American Academy of Pediatrics Says No Crib Bumpers

By Lauren Barth |

The American Academy of Pediatrics (AAP) has updated their recommendations for reducing SIDS (Sudden Infant Death Ayndrome) risk and increasing safe sleep. Did you know that is was as recent as 1992 that AAP recommended placing babies on their backs to sleep? Since that time, there has been a significant decrease in SIDS deaths. But there has been an increase in deaths due to suffocation, entrapment and asphyxia. The updated guidelines are designed to help you create a safe environment for your child to sleep.

Important Additions

AAP emphasized the three following updates as the most important additions in their press release issued October 18th.
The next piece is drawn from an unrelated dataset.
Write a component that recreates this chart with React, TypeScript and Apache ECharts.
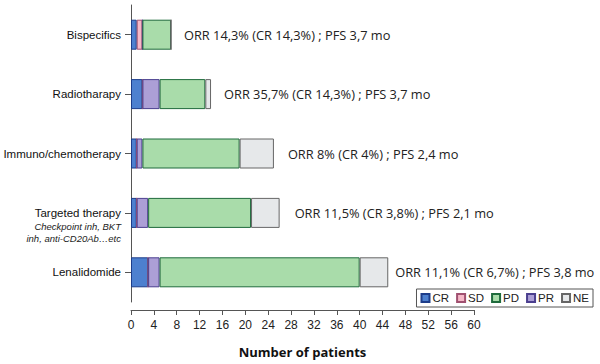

  • Breastfeeding is recommended to reduce SIDS risk.
  • Infants should be immunized. Studies show a 50% reduction in SIDS in babies who are immunized.
  • Bumper pads should not be used in cribs. Bumper pads have not been shown to reduce injury and present a potential risk of suffocation, strangulation or entrapment.

The Full Recommendations

Parent friendly information about all the recommendations can be found at HealthyChildren.org and the full AAP publication can be found in the November issue of Pediatrics (ask your doctor for a copy if you are interested). You are probably familiar with most of these recommendations already.

  • Always place your baby on his/her back to sleep.
  • Always use a firm sleep surface. Carseats and other sitting devices are not recommended for routine sleep.
  • Baby should sleep in the same ROOM but not the same BED with parents.
  • Keep soft objects or loose bedding out of baby’s bed.
  • Avoid wedges or positioners.
  • Don’t smoke while pregnant or around baby and get regular pre-natal care.
  • Offer a pacifier at sleep times.
  • Avoid covering the infant’s head or overheating.
  • Practice supervised, awake tummy time.

Healthy Children also includes a reminder that these recommendations are for children under one year of age and that certain medical conditions may require a baby to be placed on his or her stomach to sleep and that your doctor will help you know what is best for your baby.

What Do You Think?

Will you stop using a crib bumper? I don’t know what to think. My little man loved his bumper and would snuggle up next to it. I don’t think he would have slept as well without it. I did always make sure it was tied insanely tight and up slightly from the mattress so that if he somehow rolled and wedged his face in a corner, there was a gap where he could breath. And we did a lot of tummy time so that by the time he could move enough to get his face in the bumper he could also move enough to get it out.

{Kate’s Note: One stylish option for the look of a bumper is the new Skip Hop Complete Sheet.}

Image: babyphotospictures.com
  1. 1.
    Lena K.

    I can’t imagine how many times my babies would have hit their heads on the wood, and dropped the pacifiers through the slats without bumpers.

  2. 2.

    What my grandfather did for my baby sister is he MADE her baby crib! And his version of a bumper was a firm solid piece of oak wood with no gaps in it you would typically see in a normal baby bumber. On the side that faces the baby, he glued on a velvet siding just so her fact wouldn’t stick to it if she were to roll over close to it and fall asleep there. I would recommend it!

  3. 3.

    I used to get so nervous when my baby girl would take a nap because she would have her little nose pressed up against the bumper, so we removed it. In my opinion, I think it’s a great idea to take them out of cribs.